Your context window is 4K tokens. A contract is thirty thousand. A codebase is millions. You cannot fit them in.

So you extend context. RoPE, ALiBi, YaRN, positional interpolation. Techniques that stretch attention to 128K or a million tokens without training a new model from scratch. Whole books fit in one prompt.

But long context means expensive inference. Every new token attends to every previous one. Cost grows quadratically.

So you use a KV cache. Store the keys and values from previous tokens and reuse them. Each new token becomes cheap to generate. Latency drops, throughput rises.

Your 70 billion parameter model needs 140GB of memory in FP16. Your GPU has 24.

So you quantize. Cast weights from 16 bits to 8, 4, or even 2. GPTQ, AWQ, GGUF, bitsandbytes. The same model fits on a single consumer card with almost no quality loss.

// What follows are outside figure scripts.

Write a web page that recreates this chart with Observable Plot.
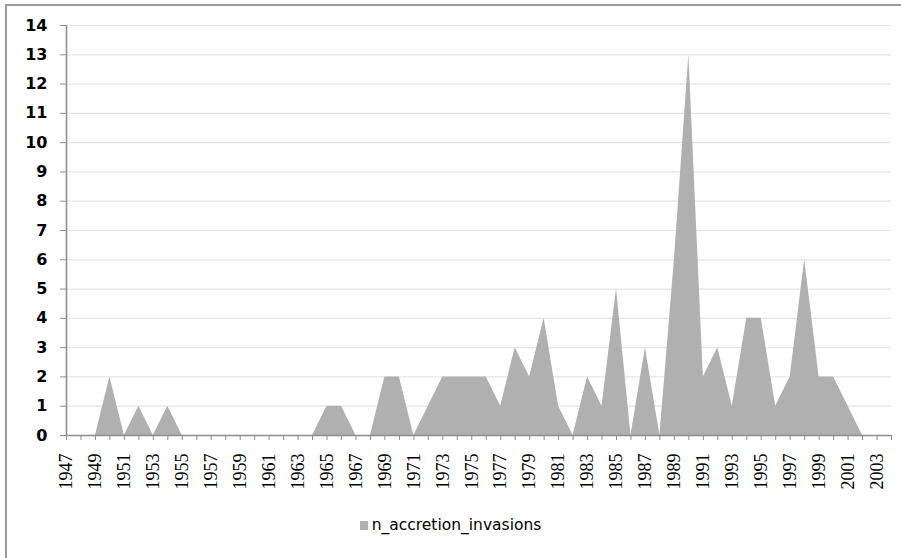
<!DOCTYPE html>
<html>
<head>
<meta charset="utf-8">
<script src="https://cdn.jsdelivr.net/npm/d3@7"></script>
<script src="https://cdn.jsdelivr.net/npm/@observablehq/plot@0.6"></script>
<style>
  html, body { margin: 0; padding: 0; background: #fff; width: 901px; height: 558px; overflow: hidden; }
  #frame { position: absolute; left: 5px; top: 4px; width: 1000px; height: 700px;
           border-left: 2px solid #9a9a9a; border-top: 2px solid #9a9a9a; }
  #chart { position: absolute; left: 0; top: 0; }
  #legend { position: absolute; left: 0; top: 516px; width: 901px; text-align: center;
            font-family: "DejaVu Sans", sans-serif; font-size: 15.5px; color: #000; }
  #legend .sw { display: inline-block; width: 8px; height: 9px; background: #b0b0b0; margin-right: 4px; vertical-align: 0px; }
</style>
</head>
<body>
<div id="frame"></div>
<div id="chart"></div>
<div id="legend"></div>
<script>
const years = [1947,1948,1949,1950,1951,1952,1953,1954,1955,1956,1957,1958,1959,1960,1961,1962,1963,1964,1965,1966,1967,1968,1969,1970,1971,1972,1973,1974,1975,1976,1977,1978,1979,1980,1981,1982,1983,1984,1985,1986,1987,1988,1989,1990,1991,1992,1993,1994,1995,1996,1997,1998,1999,2000,2001,2002,2003];
const invasions = [0,0,0,2,0,1,0,1,0,0,0,0,0,0,0,0,0,0,1,1,0,0,2,2,0,1,2,2,2,2,1,3,2,4,1,0,2,1,5,0,3,0,6,13,2,3,1,4,4,1,2,6,2,2,1,0,0];
const tickYears = [1947,1948,1949,1950,1951,1952,1953,1954,1955,1956,1957,1958,1959,1960,1961,1962,1963,1964,1965,1966,1967,1968,1969,1970,1971,1972,1973,1974,1975,1976,1977,1978,1979,1980,1981,1982,1983,1984,1985,1986,1987,1988,1989,1990,1991,1992,1993,1994,1995,1996,1997,1998,1999,2000,2001,2002,2003,2004];
const labelYears = [1947,1949,1951,1953,1955,1957,1959,1961,1963,1965,1967,1969,1971,1973,1975,1977,1979,1981,1983,1985,1987,1989,1991,1993,1995,1997,1999,2001,2003];
const yTicks = [0,1,2,3,4,5,6,7,8,9,10,11,12,13,14];
const gridValues = [1,2,3,4,5,6,7,8,9,10,11,12,13,14];
const seriesName = "n_accretion_invasions";

const data = years.map((y, i) => ({year: y, value: invasions[i]}));

const chart = Plot.plot({
  width: 901,
  height: 500,
  marginLeft: 66,
  marginRight: 10,
  marginTop: 25,
  marginBottom: 65,
  style: {background: "transparent", overflow: "visible"},
  x: {type: "linear", domain: [1947, 2004]},
  y: {domain: [0, 14]},
  marks: [
    Plot.ruleY(gridValues, {stroke: "#e6e6e6", strokeWidth: 1.2}),
    Plot.areaY(data, {x: "year", y: "value", fill: "#b0b0b0", curve: "linear"}),
    Plot.ruleY([0], {stroke: "#8c8c8c", strokeWidth: 1.5}),
    Plot.ruleX([1947], {stroke: "#8c8c8c", strokeWidth: 1.5}),
    Plot.axisY({
      ticks: yTicks, tickSize: 6, tickPadding: 13, stroke: "#8c8c8c",
      tickFormat: d => String(d), label: null,
      fontFamily: "DejaVu Sans", fontSize: 16, fontWeight: "bold", fill: "#000"
    }),
    Plot.axisX({
      ticks: tickYears, tickSize: 5, tickPadding: 13, stroke: "#8c8c8c",
      tickFormat: d => labelYears.includes(d) ? String(d) : "",
      tickRotate: -90, label: null,
      fontFamily: "Liberation Serif", fontSize: 18, fill: "#000"
    })
  ]
});
document.getElementById("chart").appendChild(chart);

const legend = document.getElementById("legend");
legend.innerHTML = '<span class="sw"></span>' + seriesName;
</script>
</body>
</html>
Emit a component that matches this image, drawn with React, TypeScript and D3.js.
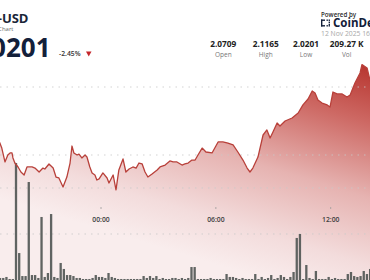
import React from "react";
import * as d3 from "d3";

const W = 370;
const H = 280;

// ---- data ----
const priceTimes = [
  "18:40","18:43","18:49","18:59","19:08","19:15","19:21","19:24","19:30","19:40",
  "19:49","19:59","20:08","20:24","20:33","20:46","20:58","21:04","21:17","21:30",
  "21:39","21:48","22:01","22:13","22:23","22:29","22:35","22:45","22:51","23:00",
  "23:10","23:16","23:25","23:32","23:41","23:47","23:54","00:06","00:19","00:25",
  "00:38","00:47","00:56","01:09","01:18","01:28","01:40","01:50","01:59","02:09",
  "02:18","02:27","02:40","02:56","03:05","03:21","03:36","03:46","03:58","04:14",
  "04:23","04:33","04:45","04:55","05:04","05:17","05:29","05:48","06:07","06:22",
  "06:38","06:54","07:09","07:25","07:38","07:47","07:56","08:12","08:28","08:40",
  "08:50","08:59","09:12","09:21","09:37","09:59","10:18","10:33","10:49","11:02",
  "11:11","11:20","11:33","11:49","11:58","12:07","12:20","12:36","12:51","13:01",
  "13:16","13:32","13:38","13:54","14:03","14:10"
];
const prices = [
  2.0603,2.0588,2.0551,2.0449,2.0500,2.0515,2.0515,2.0478,2.0441,2.0412,
  2.0375,2.0353,2.0412,2.0412,2.0404,2.0375,2.0404,2.0397,2.0434,2.0404,
  2.0338,2.0331,2.0265,2.0338,2.0441,2.0566,2.0515,2.0500,2.0507,2.0478,
  2.0500,2.0485,2.0412,2.0368,2.0353,2.0316,2.0324,2.0368,2.0331,2.0294,
  2.0353,2.0243,2.0390,2.0471,2.0375,2.0397,2.0412,2.0404,2.0441,2.0434,
  2.0375,2.0338,2.0360,2.0390,2.0412,2.0426,2.0456,2.0449,2.0449,2.0426,
  2.0434,2.0441,2.0463,2.0463,2.0500,2.0551,2.0522,2.0515,2.0596,2.0596,
  2.0588,2.0574,2.0522,2.0463,2.0404,2.0375,2.0404,2.0485,2.0647,2.0684,
  2.0625,2.0669,2.0735,2.0713,2.0750,2.0772,2.0809,2.0868,2.0912,2.0971,
  2.0956,2.0904,2.0882,2.0868,2.0853,2.0963,2.0949,2.0949,2.0926,2.0941,
  2.1029,2.1103,2.1165,2.1140,2.1051,2.1015
];

// volume in thousands, one bar every 10 minutes from 18:40
const volumeStart = "18:40";
const volumes = [
  0.22,0.22,0.33,0.11,0.11,12.72,2.93,0.43,0.43,10.65,
  0.54,0.54,0.22,6.85,0.33,0.76,7.17,0.33,0.22,1.85,
  1.20,0.54,0.54,0.43,0.22,0.22,0.11,0.11,0.11,0.22,
  0.54,0.33,0.33,0.22,0.76,0.33,0.22,0.11,0.11,0.11,
  0.11,0.11,0.11,0.11,0.11,0.43,0.22,0.43,0.22,0.43,
  0.11,0.22,0.11,0.11,0.22,0.22,0.11,0.22,0.11,0.22,
  1.41,1.41,0.11,0.11,0.11,0.11,0.22,0.11,0.11,0.11,
  0.11,0.65,0.33,0.33,0.22,0.11,0.22,0.11,0.11,0.11,
  0.65,0.11,0.33,0.11,0.22,0.54,0.11,0.22,0.54,0.33,
  0.11,0.33,0.87,4.57,5.00,0.11,1.63,0.22,0.11,0.98,
  0.11,0.11,0.11,0.33,0.11,0.22,0.11,0.11,0.11,0.65,
  0.87,0.43,0.33,0.43,0.98,0.65,1.20,0.50
];

const priceGrid = [2.1, 2.05];
const volumeGrid = [5, 10];
const timeTicks = ["00:00", "06:00", "12:00"];

const statValues = ["2.0709", "2.1165", "2.0201", "209.27 K"];
const statLabels = ["Open", "High", "Low", "Vol"];

const symbol = "XRP-USD";
const lastPrice = "2.0201";
const change = "-2.45%";
const dateText = "12 Nov 2025 16:00";

// ---- helpers ----
function parseT(s: string): Date {
  const [h, m] = s.split(":").map(Number);
  const day = h >= 18 ? 11 : 12;
  return new Date(2025, 10, day, h, m);
}

const FONT = "'Open Sans', 'Noto Sans', sans-serif";

export default function App() {
  const x = d3
    .scaleTime()
    .domain([parseT("00:00"), parseT("12:00")])
    .range([101, 330.7]);
  const y = d3.scaleLinear().domain([2.05, 2.1]).range([155, 87]);
  const yv = d3.scaleLinear().domain([0, 10]).range([280, 188]);

  const pts = priceTimes.map((t, i) => ({ t: parseT(t), p: prices[i] }));
  const line = d3
    .line<{ t: Date; p: number }>()
    .x((d) => x(d.t))
    .y((d) => y(d.p));
  const area = d3
    .area<{ t: Date; p: number }>()
    .x((d) => x(d.t))
    .y0(H)
    .y1((d) => y(d.p));

  const vStart = parseT(volumeStart);
  const bars = volumes.map((v, i) => ({
    t: d3.timeMinute.offset(vStart, i * 10),
    v,
  }));
  const step = x(d3.timeMinute.offset(vStart, 10)) - x(vStart);
  const barW = step * 0.72;

  const statCenters = [223.3, 265.8, 306, 346.7];

  return (
    <svg
      width={W}
      height={H}
      style={{ position: "absolute", left: 0, top: 0, background: "#fff" }}
      fontFamily={FONT}
    >
      <defs>
        <linearGradient
          id="areaGrad"
          gradientUnits="userSpaceOnUse"
          x1={370}
          y1={60}
          x2={300}
          y2={290}
        >
          <stop offset="0" stopColor="#b5302a" />
          <stop offset="0.25" stopColor="#cd6863" />
          <stop offset="0.55" stopColor="#e6b3b1" />
          <stop offset="0.82" stopColor="#f3dcdc" />
          <stop offset="1" stopColor="#f9eded" />
        </linearGradient>
      </defs>

      {/* area */}
      <path d={area(pts) || ""} fill="url(#areaGrad)" />

      {/* grid */}
      {priceGrid.map((g) => (
        <line
          key={"pg" + g}
          x1={0}
          x2={W}
          y1={y(g)}
          y2={y(g)}
          stroke="#c9c9c9"
          strokeWidth={1}
          strokeDasharray="1.5 5"
          opacity={0.8}
        />
      ))}
      {volumeGrid.map((g) => (
        <line
          key={"vg" + g}
          x1={0}
          x2={W}
          y1={yv(g)}
          y2={yv(g)}
          stroke="#c9c9c9"
          strokeWidth={1}
          strokeDasharray="1.5 5"
          opacity={0.8}
        />
      ))}

      {/* volume bars */}
      {bars.map((b, i) => (
        <rect
          key={"b" + i}
          x={x(b.t)}
          y={yv(b.v)}
          width={barW}
          height={yv(0) - yv(b.v)}
          fill="#4f5452"
          opacity={0.9}
        />
      ))}

      {/* price line */}
      <path
        d={line(pts) || ""}
        fill="none"
        stroke="#b8403a"
        strokeWidth={1.3}
        strokeLinejoin="round"
      />

      {/* time ticks */}
      {timeTicks.map((t) => (
        <g key={t} transform={`translate(${x(parseT(t))},0)`}>
          <line y1={207} y2={209} stroke="#999" strokeWidth={0.8} />
          <text
            y={222}
            textAnchor="middle"
            fontSize={6.8}
            fontWeight={600}
            fill="#3d3d3d"
          >
            {t}
          </text>
        </g>
      ))}

      {/* header left */}
      <text x={28.5} y={22.5} textAnchor="end" fontSize={13} fontWeight={700} fill="#1a2638">
        {symbol}
      </text>
      <text x={13.5} y={31} textAnchor="end" fontSize={6} fill="#6a6a6a">
        Price Chart
      </text>
      <text x={50.5} y={57} textAnchor="end" fontSize={26} fontWeight={700} fill="#13203a">
        {lastPrice}
      </text>
      <text x={59} y={56} fontSize={6.8} fontWeight={600} fill="#333">
        {change}
      </text>
      <path d="M86,51.5 L91.5,51.5 L88.75,56.5 Z" fill="#c4262b" />

      {/* header right */}
      <text x={321} y={16.5} fontSize={6.2} fontWeight={600} fill="#2b2b2b">
        Powered by
      </text>
      <g fill="#13203a">
        <rect x={321} y={19.5} width={1.4} height={7} />
        <rect x={321} y={19.5} width={4} height={1.4} />
        <rect x={321} y={25.1} width={4} height={1.4} />
        <rect x={326.5} y={19.5} width={1.4} height={1.4} />
        <rect x={328.6} y={19.5} width={1.4} height={1.4} />
        <rect x={328.6} y={21.6} width={1.4} height={1.4} />
        <rect x={328.6} y={23.7} width={1.4} height={1.4} />
        <rect x={326.5} y={25.1} width={1.4} height={1.4} />
        <rect x={328.6} y={25.1} width={1.4} height={1.4} />
      </g>
      <text x={333} y={27} fontSize={11.5} fontWeight={700} fill="#13203a">
        CoinDesk
      </text>
      <text x={321} y={36} fontSize={6.8} fill="#a8a8a8">
        {dateText}
      </text>

      {/* stats */}
      {statValues.map((v, i) => (
        <g key={"s" + i} transform={`translate(${statCenters[i]},0)`}>
          <text y={47} textAnchor="middle" fontSize={8.3} fontWeight={700} fill="#222">
            {v}
          </text>
          <text y={57} textAnchor="middle" fontSize={6.5} fill="#777">
            {statLabels[i]}
          </text>
        </g>
      ))}
    </svg>
  );
}
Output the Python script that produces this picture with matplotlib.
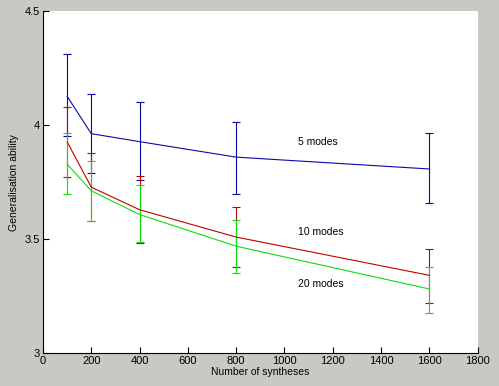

You want to fine-tune on your domain, but updating 70 billion parameters takes a data center you do not own.

So you use LoRA. Freeze the base model. Train tiny low-rank adapters that nudge behavior in a new direction. You fine-tune on one GPU, ship a 50MB file instead of a 140GB checkpoint, and hot-swap adapters across tasks.

You want more capacity without paying for it on every token. Bigger models are better but also slower and more expensive.

So you use Mixture of Experts. Every layer has dozens of expert sub-networks. A router picks two per token. Total parameters balloon into the trillions but each forward pass only activates a slice. Capacity without the bill.

Your model was trained last year. It does not know what happened this week. It does not know your company’s internal docs. And it hallucinates when it does not know.

So you use RAG. Embed the query, retrieve relevant documents from a vector store, stuff them into context. The model answers from evidence instead of imagination.

The model is smart but it cannot check the weather, query a database, or send an email. Text in, text out, and the real world is outside.

So you give it tools. Define functions the model can call. It emits structured JSON, your code executes it, the result goes back into context. The LLM becomes a controller, not just a text generator.

But a single tool call is not enough. Real tasks require planning, branching, retrying, using the output of one step as input to the next.

So you build agents. The model loops. Observe, reason, act, observe again. ReAct, function calling, orchestration graphs. A single prompt becomes a multi-step workflow the model navigates itself.

Your model is fluent but shallow. It pattern-matches its way through math and logic. Hard reasoning breaks.

So you use test-time compute. Chain-of-thought at first. Then models trained to generate long internal reasoning traces before answering. o1, R1, and the reasoning family. Give the model more tokens to think and accuracy climbs on problems rote generation cannot solve.

Text is one modality. Users have images, audio, video, screenshots, documents with layout.

So you go multimodal. Shared token spaces for text and vision. Models that read a chart and explain it, watch a video and summarize it, listen to audio and respond. One model, many inputs, one generation pipeline.

Attention is quadratic. Even with caching, a million tokens is a million tokens and the math does not care.

So you explore alternatives. State space models like Mamba. Linear attention. Hybrid architectures. Constant memory per token, linear time complexity, competitive quality. The Transformer is no longer the only option on the table.